Putin não fez nenhum comentário público na terça-feira, apesar de ter marcado sua maratona anual de coletiva de imprensa para quinta-feira. Grande parte do debate oficial girou em torno das exigências de demissão de Elvira Nabiullina, a presidente do banco central. Um deputado comunista no Parlamento a acusou de "sabotagem" deliberada, uma velha acusação favorita dos stalinistas.
A televisão estatal, refletindo o ponto de vista do Kremlin, concentrou grande parte de sua cobertura substancial a explicar por que o banco central estava fazendo a coisa certa. Por sua vez, Nabiullina explicou que a Rússia precisa se acostumar a viver dentro de suas possibilidades.
"Nós temos que aprender a viver em uma zona diferente, a nos orientarmos para nossas próprias fontes de financiamento, projetos e substituir as importações", ela disse na televisão russa.
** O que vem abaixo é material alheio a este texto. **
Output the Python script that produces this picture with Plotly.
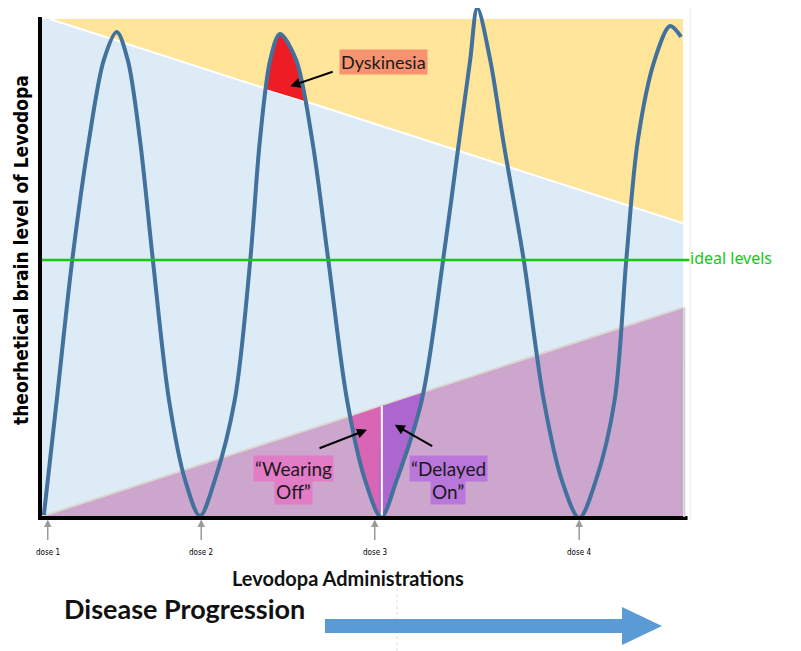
"""Levodopa-Spiegel im Gehirn über mehrere Gaben (Schema)."""

import plotly.graph_objects as go

# Zeit (willkürliche Einheiten 0-100) und theoretischer Levodopa-Spiegel (0-100)
zeit = [0.6, 2.6, 5.0, 7.6, 9.9, 11.9, 13.6, 15.5, 17.5, 20.0, 22.5, 24.8,
        27.1, 30.2, 32.6, 34.1, 35.7, 37.2, 39.7, 42.2, 44.7, 47.6, 50.4, 52.9,
        55.3, 59.2, 62.5, 65.0, 66.7, 67.8, 69.8, 71.8, 75.0, 78.1, 80.9, 83.6,
        86.2, 89.1, 90.9, 92.7, 95.3, 97.7, 99.4]
spiegel = [0.4, 23.5, 51.6, 75.7, 91.8, 97.4, 91.8, 75.7, 51.6, 23.5, 7.4, 0.2,
           7.4, 23.5, 51.6, 75.7, 91.8, 97.0, 91.8, 75.7, 51.6, 23.5, 7.4, 0.0,
           7.4, 23.5, 51.6, 75.7, 91.8, 102.2, 91.8, 75.7, 51.6, 23.5, 7.4, -0.2,
           7.4, 23.5, 51.6, 75.7, 91.8, 98.6, 96.4]

# Schwellen (Geraden über die Zeit)
bereich_x = [0.0, 99.7]
dyskinesie_grenze = [100.6, 59.0]   # oberhalb: Dyskinesie-Bereich
wirkungs_grenze = [0.0, 42.1]       # unterhalb: unzureichende Wirkung
ideal_spiegel = 51.6

# markierte Flächen
dysk_x = [35.1, 35.7, 37.2, 39.7, 40.95]
dysk_y = [85.9, 91.8, 97.0, 91.8, 83.6]
wearing_x = [48.2, 50.4, 52.9, 53.0, 53.0]
wearing_y = [20.2, 7.4, 0.0, 0.0, 22.3]
delayed_x = [53.0, 53.0, 55.3, 59.2, 59.4]
delayed_y = [22.3, 0.0, 7.4, 23.5, 25.0]

# Gaben
dosis_zeit = [1.2, 25.0, 51.9, 83.6]
dosis_labels = ['dose 1', 'dose 2', 'dose 3', 'dose 4']

FARBEN = {
    'gelb': '#FFE599',
    'blau': '#DDEBF7',
    'lila': '#CDA6CE',
    'kurve': '#41719C',
    'ideal': '#17C617',
    'dysk': '#EE1C24',
    'wearing': '#D866B4',
    'delayed': '#AE66CF',
}


# Plotbereich in Seitenpixeln: x 30..700, y 8..525 (Seite hat 8px Rand)
def px_x(px):
    return (px - 30) / 670


def px_y(py):
    return (525 - py) / 517


fig = go.Figure()

# Hintergrund
fig.add_trace(go.Scatter(
    x=[bereich_x[0], bereich_x[1], bereich_x[1], bereich_x[0]],
    y=[0, 0, 100, 100], fill='toself', fillcolor=FARBEN['blau'],
    mode='none', hoverinfo='skip'))
fig.add_trace(go.Scatter(
    x=[bereich_x[0], 1.5, bereich_x[1], bereich_x[1]],
    y=[100, 100, dyskinesie_grenze[1], 100], fill='toself', fillcolor=FARBEN['gelb'],
    mode='none', hoverinfo='skip'))
fig.add_trace(go.Scatter(
    x=[bereich_x[0], bereich_x[1], bereich_x[1]],
    y=[wirkungs_grenze[0], wirkungs_grenze[1], 0], fill='toself', fillcolor=FARBEN['lila'],
    mode='none', hoverinfo='skip'))

# Grenzlinien
fig.add_trace(go.Scatter(
    x=[1.5, bereich_x[1]], y=[100, dyskinesie_grenze[1]], mode='lines',
    line=dict(color='white', width=2), hoverinfo='skip'))
fig.add_trace(go.Scatter(
    x=bereich_x, y=wirkungs_grenze, mode='lines',
    line=dict(color='#DCD6D0', width=2), hoverinfo='skip'))

# markierte Flächen
for fx, fy, farbe in [(dysk_x, dysk_y, FARBEN['dysk']),
                      (wearing_x, wearing_y, FARBEN['wearing']),
                      (delayed_x, delayed_y, FARBEN['delayed'])]:
    fig.add_trace(go.Scatter(
        x=fx, y=fy, fill='toself', fillcolor=farbe, mode='lines',
        line=dict(color=farbe, width=1, shape='spline'), hoverinfo='skip'))

# weiße Trennlinie bei Gabe 3
fig.add_shape(type='line', x0=53.0, x1=53.0, y0=0.3, y1=22.3,
              line=dict(color='white', width=2))

# Idealbereich
fig.add_shape(type='line', x0=0, x1=100.7, y0=ideal_spiegel, y1=ideal_spiegel,
              line=dict(color=FARBEN['ideal'], width=2.5))

# Levodopa-Spiegel
fig.add_trace(go.Scatter(
    x=zeit, y=spiegel, mode='lines',
    line=dict(color=FARBEN['kurve'], width=4, shape='spline', smoothing=0.9),
    hoverinfo='skip'))

# Achsen (schwarze Linien)
fig.add_shape(type='line', x0=0, x1=0, y0=-0.6, y1=100.4,
              line=dict(color='black', width=4))
fig.add_shape(type='line', x0=0, x1=100.4, y0=-0.2, y1=-0.2,
              line=dict(color='black', width=4))
fig.add_shape(type='line', x0=99.9, x1=99.9, y0=0, y1=wirkungs_grenze[1],
              line=dict(color='#D0D0D0', width=2))
fig.add_shape(type='line', xref='paper', yref='paper',
              x0=px_x(690), x1=px_x(690), y0=px_y(520), y1=px_y(8),
              line=dict(color='#F2E4EA', width=1))
fig.add_shape(type='line', xref='paper', yref='paper',
              x0=px_x(397), x1=px_x(397), y0=px_y(588), y1=px_y(651),
              line=dict(color='#DDDDDD', width=1, dash='dot'))

# Dosis-Pfeile und Beschriftungen
for t, label in zip(dosis_zeit, dosis_labels):
    fig.add_annotation(x=t, y=-0.5, xref='x', yref='y', text='', showarrow=True,
                       ax=0, ay=22, arrowhead=2, arrowsize=1, arrowwidth=1.5,
                       arrowcolor='#9A9A9A')
    fig.add_annotation(x=t, y=px_y(552), xref='x', yref='paper', text=label,
                       showarrow=False, xanchor='center', yanchor='middle',
                       font=dict(family='DejaVu Sans Condensed', size=8, color='black'))

# Pfeile auf markierte Flächen
fig.add_annotation(x=38.8, y=86.5, text='', showarrow=True, ax=44, ay=-15,
                   arrowhead=2, arrowsize=1, arrowwidth=2, arrowcolor='black')
fig.add_annotation(x=50.7, y=17.5, text='', showarrow=True, ax=-49, ay=19,
                   arrowhead=2, arrowsize=1, arrowwidth=2, arrowcolor='black')
fig.add_annotation(x=55.0, y=18.5, text='', showarrow=True, ax=39, ay=22,
                   arrowhead=2, arrowsize=1, arrowwidth=2, arrowcolor='black')

for text, px, py, farbe, groesse in [('Dyskinesia', 383, 62, '#F7946F', 18),
                                     ('“Wearing', 293, 468, '#E27CC6', 19),
                                     ('Off”', 293, 491, '#E27CC6', 19),
                                     ('“Delayed', 448, 468, '#B977DB', 19),
                                     ('On”', 448, 491, '#B977DB', 19)]:
    fig.add_annotation(x=px_x(px), y=px_y(py), xref='paper', yref='paper', text=text,
                       showarrow=False, xanchor='center', yanchor='middle',
                       font=dict(family='Lato, Open Sans, sans-serif', size=groesse,
                                 color='#1a1a1a'),
                       bgcolor=farbe, borderpad=1)

fig.add_annotation(x=px_x(688), y=px_y(258), xref='paper', yref='paper',
                   text='ideal levels', showarrow=False, xanchor='left', yanchor='middle',
                   font=dict(family='Noto Sans', size=16, color=FARBEN['ideal']))

fig.add_annotation(x=px_x(21), y=px_y(250), xref='paper', yref='paper',
                   text='<b>theorhetical brain level of Levodopa</b>', textangle=-90,
                   showarrow=False, xanchor='center', yanchor='middle',
                   font=dict(family='DejaVu Sans Condensed', size=19, color='black'))

fig.add_annotation(x=px_x(348), y=px_y(578), xref='paper', yref='paper',
                   text='<b>Levodopa Administrations</b>', showarrow=False,
                   xanchor='center', yanchor='middle',
                   font=dict(family='Lato, Open Sans, sans-serif', size=20, color='#111111'))

fig.add_annotation(x=px_x(62), y=px_y(608), xref='paper', yref='paper',
                   text='<b>Disease Progression</b>', showarrow=False,
                   xanchor='left', yanchor='middle',
                   font=dict(family='Lato, Open Sans, sans-serif', size=27, color='#111111'))

# Pfeil "Fortschreiten der Erkrankung"
pfad = 'M {} {} L {} {} L {} {} L {} {} L {} {} L {} {} L {} {} Z'.format(
    px_x(325), px_y(619), px_x(622), px_y(619), px_x(622), px_y(607),
    px_x(662), px_y(626), px_x(622), px_y(645), px_x(622), px_y(633),
    px_x(325), px_y(633))
fig.add_shape(type='path', path=pfad, xref='paper', yref='paper',
              fillcolor='#5B9BD5', line=dict(width=0))

fig.update_xaxes(range=[-1.55, 102.33], showgrid=False, zeroline=False,
                 showticklabels=False, ticks='', showline=False)
fig.update_yaxes(range=[-1.61, 102.21], showgrid=False, zeroline=False,
                 showticklabels=False, ticks='', showline=False)

fig.update_layout(
    width=801, height=651,
    margin=dict(l=22, r=109, t=0, b=134),
    plot_bgcolor='white', paper_bgcolor='white',
    showlegend=False,
)

fig.write_html('out.html')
Apesar de uma moeda fraca geralmente atrair investimento a longo prazo, os investidores estrangeiros passaram a desconfiar do mercado russo por causa da cultura de capitalismo clientelista que cerca Putin e seu círculo interno, e a percepção de que eles distorcem as regras para atender seus propósitos.
Aleksei Kudrin, um ex-ministro das finanças que foi mencionado como possível novo primeiro-ministro para tratar da crise, escreveu no Twitter que "a queda do rublo e do mercado de ações não é apenas uma reação ao baixo preço do petróleo e às sanções, mas também à falta de confiança na política econômica do governo".
Ele apontou especificamente as recentes maquinações em torno da Rosneft, a gigante do petróleo dirigida por Igor Sechin, um ex-agente da inteligência soviética, assim como Putin, e um dos amigos mais próximos do presidente.
Com a Rosneft incapaz de refinanciar sua dívida devido às sanções do Ocidente que restringem os negócios com a Rússia, ela recorreu ao banco central, que concordou com um acordo opaco que, para os mercados, pareceu como se o banco central tivesse simplesmente decidido imprimir rublos para escorar a empresa. A desvalorização do rublo, disse Kudrin, teve início logo após o anúncio do acordo.
Sechin chamou a sugestão de Kudrin, de que o acordo provocou a desvalorização, de "provocação" e negou que o empréstimo em rublos tomado pela empresa na sexta-feira foi convertido em moeda.
Os apoiadores do Kremlin, e eles são legião, culparam Washington pela crise, dizendo que ele está conspirando com os sauditas para derrubar o preço do petróleo e quebrar a economia russa, em uma tentativa de derrubar Putin. O petróleo representa mais de 60% das exportações russas.
"A desvalorização do rublo é resultado da guerra financeira que Washington começou contra Moscou, uma guerra híbrida", disse Sergei Markov, um analista político ligado ao Kremlin.